## Begin RECORD LIST

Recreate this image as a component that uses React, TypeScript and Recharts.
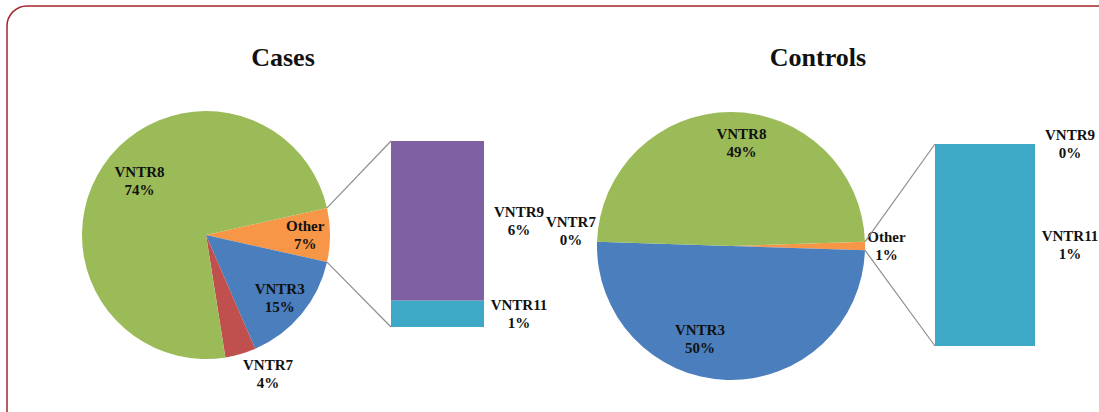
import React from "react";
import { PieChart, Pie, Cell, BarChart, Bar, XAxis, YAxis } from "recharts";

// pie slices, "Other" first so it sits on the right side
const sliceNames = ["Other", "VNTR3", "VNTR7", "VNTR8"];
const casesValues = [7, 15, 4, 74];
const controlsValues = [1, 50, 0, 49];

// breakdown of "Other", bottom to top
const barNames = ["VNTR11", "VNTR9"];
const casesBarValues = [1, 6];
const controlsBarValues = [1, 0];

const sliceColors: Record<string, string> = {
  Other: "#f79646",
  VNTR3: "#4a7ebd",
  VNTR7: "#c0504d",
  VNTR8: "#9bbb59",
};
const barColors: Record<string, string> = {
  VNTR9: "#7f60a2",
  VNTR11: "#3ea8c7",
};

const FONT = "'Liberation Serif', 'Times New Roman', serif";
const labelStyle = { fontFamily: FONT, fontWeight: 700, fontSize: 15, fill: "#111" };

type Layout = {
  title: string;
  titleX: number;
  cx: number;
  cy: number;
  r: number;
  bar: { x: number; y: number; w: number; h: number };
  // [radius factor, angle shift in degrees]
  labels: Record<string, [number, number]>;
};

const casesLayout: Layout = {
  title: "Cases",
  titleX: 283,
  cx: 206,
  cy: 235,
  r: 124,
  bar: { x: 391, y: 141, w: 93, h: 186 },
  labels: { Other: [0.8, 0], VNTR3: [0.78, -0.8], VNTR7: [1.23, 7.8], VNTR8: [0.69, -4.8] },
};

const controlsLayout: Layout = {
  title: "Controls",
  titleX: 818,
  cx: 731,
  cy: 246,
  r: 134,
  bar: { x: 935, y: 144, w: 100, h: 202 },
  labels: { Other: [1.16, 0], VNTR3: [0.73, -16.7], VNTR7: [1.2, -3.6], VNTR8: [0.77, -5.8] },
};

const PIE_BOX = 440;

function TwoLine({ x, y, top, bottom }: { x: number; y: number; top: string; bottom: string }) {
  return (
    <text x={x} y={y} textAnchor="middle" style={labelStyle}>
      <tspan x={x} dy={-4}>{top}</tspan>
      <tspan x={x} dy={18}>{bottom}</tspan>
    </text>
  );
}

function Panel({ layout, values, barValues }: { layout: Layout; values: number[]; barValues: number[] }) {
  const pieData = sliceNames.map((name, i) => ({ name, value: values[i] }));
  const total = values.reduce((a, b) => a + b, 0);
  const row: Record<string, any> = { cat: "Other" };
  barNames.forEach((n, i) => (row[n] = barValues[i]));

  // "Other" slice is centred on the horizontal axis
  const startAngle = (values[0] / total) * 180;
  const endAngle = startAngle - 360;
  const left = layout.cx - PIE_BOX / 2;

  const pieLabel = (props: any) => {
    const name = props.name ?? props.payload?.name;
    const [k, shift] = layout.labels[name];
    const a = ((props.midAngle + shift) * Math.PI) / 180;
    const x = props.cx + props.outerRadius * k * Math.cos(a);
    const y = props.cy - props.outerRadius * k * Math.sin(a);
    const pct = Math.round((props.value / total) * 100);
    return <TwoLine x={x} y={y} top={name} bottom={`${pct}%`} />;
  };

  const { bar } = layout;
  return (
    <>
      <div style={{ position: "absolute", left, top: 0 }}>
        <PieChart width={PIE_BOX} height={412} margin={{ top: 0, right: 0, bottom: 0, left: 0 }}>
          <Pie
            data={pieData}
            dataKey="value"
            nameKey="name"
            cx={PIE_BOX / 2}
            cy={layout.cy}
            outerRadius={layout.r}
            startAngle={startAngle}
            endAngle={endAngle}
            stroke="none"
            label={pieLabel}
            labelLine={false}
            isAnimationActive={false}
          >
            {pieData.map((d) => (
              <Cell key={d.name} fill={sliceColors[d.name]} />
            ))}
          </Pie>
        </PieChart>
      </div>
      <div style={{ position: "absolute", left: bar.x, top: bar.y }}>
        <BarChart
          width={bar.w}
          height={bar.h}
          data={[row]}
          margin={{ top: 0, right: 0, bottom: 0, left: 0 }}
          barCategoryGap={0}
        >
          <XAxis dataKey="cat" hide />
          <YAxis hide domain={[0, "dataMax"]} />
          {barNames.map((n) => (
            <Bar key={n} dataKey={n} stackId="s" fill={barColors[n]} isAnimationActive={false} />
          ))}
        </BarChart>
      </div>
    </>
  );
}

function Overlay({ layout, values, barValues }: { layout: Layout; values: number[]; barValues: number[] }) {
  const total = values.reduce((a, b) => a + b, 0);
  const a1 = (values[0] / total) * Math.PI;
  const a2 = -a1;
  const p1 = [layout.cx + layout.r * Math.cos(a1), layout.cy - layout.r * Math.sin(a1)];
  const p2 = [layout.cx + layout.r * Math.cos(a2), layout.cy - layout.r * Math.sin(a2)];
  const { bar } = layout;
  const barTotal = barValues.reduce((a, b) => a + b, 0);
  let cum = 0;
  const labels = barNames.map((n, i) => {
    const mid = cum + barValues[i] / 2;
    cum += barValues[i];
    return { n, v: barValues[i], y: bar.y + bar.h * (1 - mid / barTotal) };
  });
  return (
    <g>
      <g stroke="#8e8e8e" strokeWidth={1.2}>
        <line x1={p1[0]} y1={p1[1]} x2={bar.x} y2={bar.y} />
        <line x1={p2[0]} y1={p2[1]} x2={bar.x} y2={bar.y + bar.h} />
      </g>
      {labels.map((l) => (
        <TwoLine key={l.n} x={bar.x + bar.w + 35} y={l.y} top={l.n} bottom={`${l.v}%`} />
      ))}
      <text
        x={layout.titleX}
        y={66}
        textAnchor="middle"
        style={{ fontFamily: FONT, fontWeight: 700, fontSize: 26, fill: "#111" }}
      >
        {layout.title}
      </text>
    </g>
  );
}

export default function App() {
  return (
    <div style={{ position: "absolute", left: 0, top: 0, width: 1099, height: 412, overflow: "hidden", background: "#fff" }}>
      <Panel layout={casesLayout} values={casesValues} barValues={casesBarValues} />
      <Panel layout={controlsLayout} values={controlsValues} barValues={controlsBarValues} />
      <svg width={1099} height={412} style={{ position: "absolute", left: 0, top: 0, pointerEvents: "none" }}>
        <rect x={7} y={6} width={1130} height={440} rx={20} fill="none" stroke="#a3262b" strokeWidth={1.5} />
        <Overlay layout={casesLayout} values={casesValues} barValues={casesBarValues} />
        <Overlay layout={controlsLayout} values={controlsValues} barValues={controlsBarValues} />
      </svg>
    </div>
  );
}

## End RECORD LIST
## Begin RECORD LIST

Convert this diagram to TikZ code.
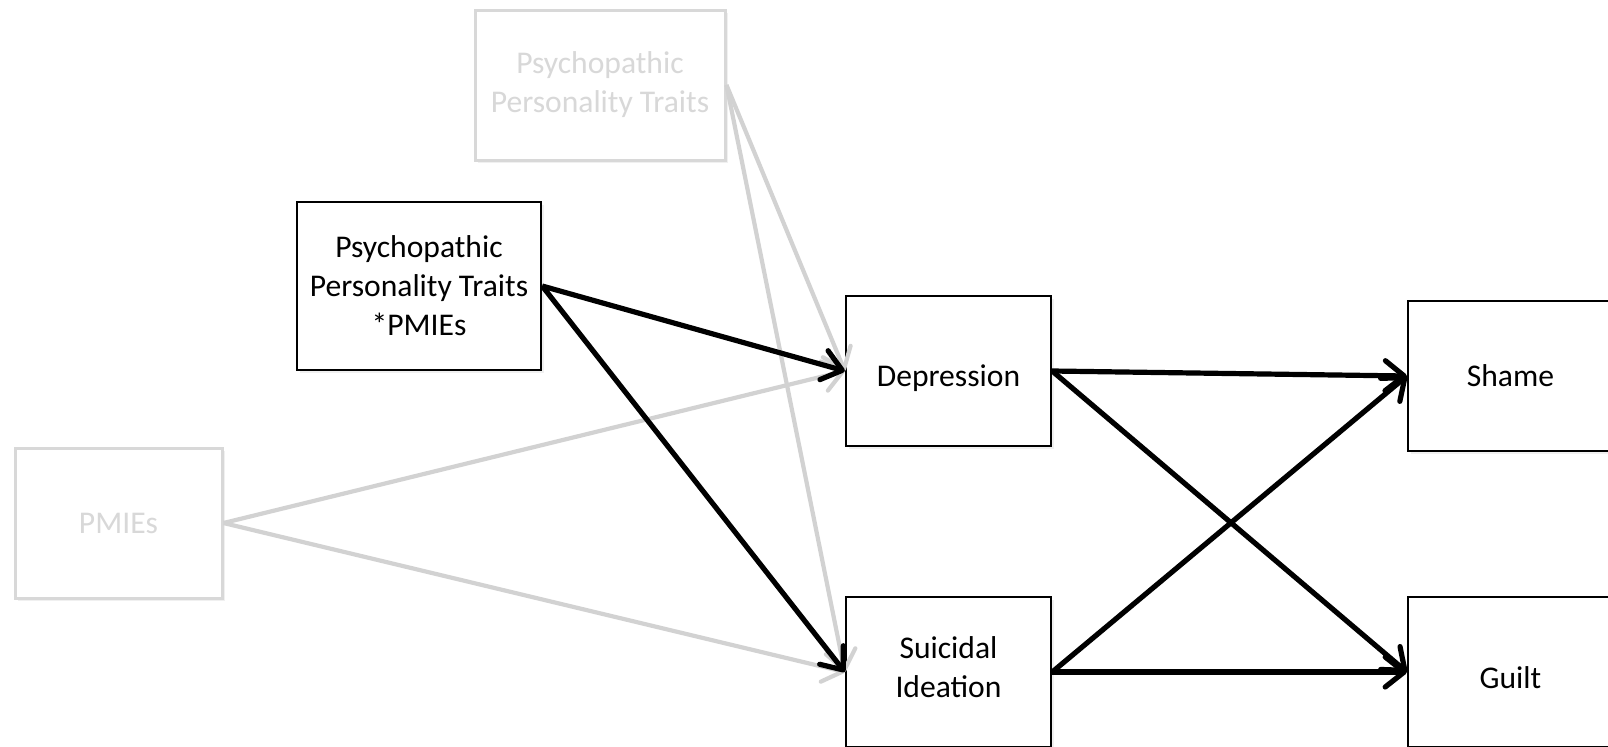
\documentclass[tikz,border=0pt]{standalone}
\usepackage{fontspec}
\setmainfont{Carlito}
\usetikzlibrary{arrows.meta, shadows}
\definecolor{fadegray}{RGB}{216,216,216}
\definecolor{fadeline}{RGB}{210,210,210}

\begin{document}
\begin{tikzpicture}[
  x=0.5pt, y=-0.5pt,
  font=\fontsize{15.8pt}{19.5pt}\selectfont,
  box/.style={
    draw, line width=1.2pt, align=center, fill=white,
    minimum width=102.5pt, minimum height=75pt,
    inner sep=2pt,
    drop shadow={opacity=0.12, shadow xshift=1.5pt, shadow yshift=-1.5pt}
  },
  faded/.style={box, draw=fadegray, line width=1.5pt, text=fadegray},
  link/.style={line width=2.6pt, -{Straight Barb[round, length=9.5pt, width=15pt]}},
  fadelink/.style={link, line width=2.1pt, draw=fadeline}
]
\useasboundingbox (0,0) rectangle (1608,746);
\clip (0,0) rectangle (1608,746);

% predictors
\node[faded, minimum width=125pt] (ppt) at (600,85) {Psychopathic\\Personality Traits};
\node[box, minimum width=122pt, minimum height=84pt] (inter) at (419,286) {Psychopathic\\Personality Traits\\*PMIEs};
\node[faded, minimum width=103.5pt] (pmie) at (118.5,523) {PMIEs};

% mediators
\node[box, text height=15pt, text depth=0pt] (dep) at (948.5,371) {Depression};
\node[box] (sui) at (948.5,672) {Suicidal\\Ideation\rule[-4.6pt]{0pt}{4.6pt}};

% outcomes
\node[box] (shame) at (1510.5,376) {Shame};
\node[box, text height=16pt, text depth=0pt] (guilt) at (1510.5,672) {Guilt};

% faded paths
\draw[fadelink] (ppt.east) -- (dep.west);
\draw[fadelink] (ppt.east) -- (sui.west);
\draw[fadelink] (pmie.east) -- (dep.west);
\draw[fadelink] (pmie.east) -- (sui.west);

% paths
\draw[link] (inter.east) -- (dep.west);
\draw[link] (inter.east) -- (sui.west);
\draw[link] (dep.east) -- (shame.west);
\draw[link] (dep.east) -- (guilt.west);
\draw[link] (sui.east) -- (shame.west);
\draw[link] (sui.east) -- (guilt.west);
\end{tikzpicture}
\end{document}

## End RECORD LIST
## Begin RECORD LIST

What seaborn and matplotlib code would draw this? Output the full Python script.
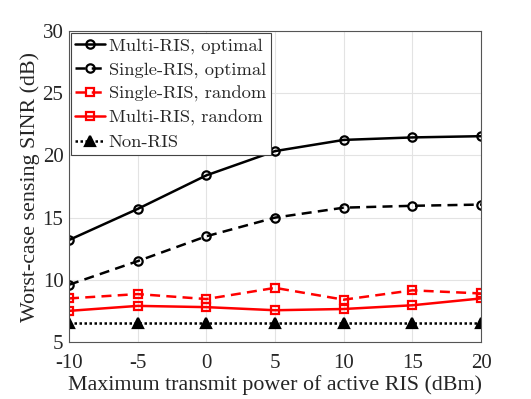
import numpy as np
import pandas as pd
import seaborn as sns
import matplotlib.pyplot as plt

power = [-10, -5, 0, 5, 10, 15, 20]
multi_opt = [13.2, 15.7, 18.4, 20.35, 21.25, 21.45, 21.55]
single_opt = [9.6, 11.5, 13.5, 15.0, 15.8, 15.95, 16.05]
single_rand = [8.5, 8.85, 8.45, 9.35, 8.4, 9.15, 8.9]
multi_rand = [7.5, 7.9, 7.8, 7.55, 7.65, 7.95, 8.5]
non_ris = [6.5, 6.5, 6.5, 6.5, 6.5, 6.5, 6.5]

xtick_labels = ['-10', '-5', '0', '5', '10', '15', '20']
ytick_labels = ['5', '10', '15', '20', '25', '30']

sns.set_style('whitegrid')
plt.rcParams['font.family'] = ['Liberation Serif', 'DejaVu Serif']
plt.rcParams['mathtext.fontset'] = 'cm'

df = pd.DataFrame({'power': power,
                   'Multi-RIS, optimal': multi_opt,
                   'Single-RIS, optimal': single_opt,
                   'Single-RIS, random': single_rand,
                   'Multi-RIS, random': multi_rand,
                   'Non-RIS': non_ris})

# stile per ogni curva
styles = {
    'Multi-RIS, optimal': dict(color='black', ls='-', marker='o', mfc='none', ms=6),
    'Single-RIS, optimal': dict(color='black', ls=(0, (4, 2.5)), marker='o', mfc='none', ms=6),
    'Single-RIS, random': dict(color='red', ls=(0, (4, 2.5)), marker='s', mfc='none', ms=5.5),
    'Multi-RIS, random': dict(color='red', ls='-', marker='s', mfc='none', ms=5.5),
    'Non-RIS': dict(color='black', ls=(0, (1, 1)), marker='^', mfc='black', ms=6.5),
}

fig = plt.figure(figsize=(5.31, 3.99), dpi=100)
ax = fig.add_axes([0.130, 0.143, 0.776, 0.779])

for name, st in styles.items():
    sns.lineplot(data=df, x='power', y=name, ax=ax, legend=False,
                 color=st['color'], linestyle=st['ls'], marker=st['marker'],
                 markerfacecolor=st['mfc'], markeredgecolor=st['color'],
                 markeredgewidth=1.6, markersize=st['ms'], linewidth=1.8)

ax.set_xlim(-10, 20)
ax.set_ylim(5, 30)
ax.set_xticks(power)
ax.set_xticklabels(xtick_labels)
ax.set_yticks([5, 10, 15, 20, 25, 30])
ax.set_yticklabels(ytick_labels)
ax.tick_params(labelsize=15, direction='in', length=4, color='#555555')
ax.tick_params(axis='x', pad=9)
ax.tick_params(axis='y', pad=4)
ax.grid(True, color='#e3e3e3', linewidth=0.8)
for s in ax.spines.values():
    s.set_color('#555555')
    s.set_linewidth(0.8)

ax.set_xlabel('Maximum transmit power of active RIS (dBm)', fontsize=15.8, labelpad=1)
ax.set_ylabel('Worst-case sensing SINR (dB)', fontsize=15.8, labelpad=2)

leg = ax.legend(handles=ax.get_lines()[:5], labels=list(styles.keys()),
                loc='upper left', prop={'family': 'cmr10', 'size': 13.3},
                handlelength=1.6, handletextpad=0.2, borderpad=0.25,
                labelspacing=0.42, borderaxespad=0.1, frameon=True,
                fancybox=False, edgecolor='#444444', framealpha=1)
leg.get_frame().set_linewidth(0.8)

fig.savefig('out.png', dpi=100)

## End RECORD LIST

### TASK DIRECTIONS
Skip the pictures and repeat, word for word, the lines from the one containing "Recreate this image" to the one containing "const controlsBarValues = [1, 0];", keeping both of those lines.

### THE OUTPUT
Recreate this image as a component that uses React, TypeScript and Recharts.
import React from "react";
import { PieChart, Pie, Cell, BarChart, Bar, XAxis, YAxis } from "recharts";

// pie slices, "Other" first so it sits on the right side
const sliceNames = ["Other", "VNTR3", "VNTR7", "VNTR8"];
const casesValues = [7, 15, 4, 74];
const controlsValues = [1, 50, 0, 49];

// breakdown of "Other", bottom to top
const barNames = ["VNTR11", "VNTR9"];
const casesBarValues = [1, 6];
const controlsBarValues = [1, 0];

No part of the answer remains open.